Fifteen years before the war against Japan began, writes Miller, “the prime uncertainty (among strategists) was whether the American public would tolerate a lengthy war, say of a year or two years duration, for (islands) not (seen as) vital to national security.”
When war came, the already worldwide scale of the conflict coupled with the American public’s outrage over the attack of Pearl Harbor ensured public support for the longer war.
A second assumption of Williams and his planners also shines a different light on the end of the war with Japan.
“It was an article of faith among all planners that the United States need never invade Japan,” Miller writes.
“To make their studies complete, however, the professional strategists of the 1920s considered the possibility,” Miller reports.
Williams concluded in 1922 that there was “almost no prospect of success” in an invasion of the Japanese homeland, Miller reports.
Unlike on the smaller islands, “the enemy can always concentrate forces greatly superior to the successive expeditions into which our land forces must be organized for overseas transportation,” Williams wrote.
Williams saw the vessels that might be sent ashore as perhaps the smallest, most indefensible islands in the battle for the Japanese homeland.
An admiral’s thoughts
Martin said the quality of the work Williams and others did in their plan is reflected in the remark by World War II Adm. Chester Nimitz, who was at the Naval War College when Williams was its president, that “the war unfolded just as predicted in naval war games.”

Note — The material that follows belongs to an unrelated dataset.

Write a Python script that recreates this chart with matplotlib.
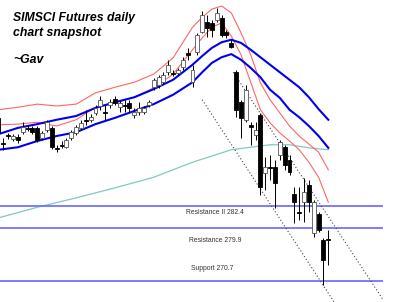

Although he retired in 1927, Williams received a commission as an admiral on the list of the navy’s retired officers July 29, 1942, and watched War Plan Orange unfold out in news dispatches from the Pacific.
But one can’t help but wonder whether War Plan Orange also was on his mind when he was in China in 1927 commanding the international fleet with a list of allies that included the target of the plan he had devised: Imperial Japan.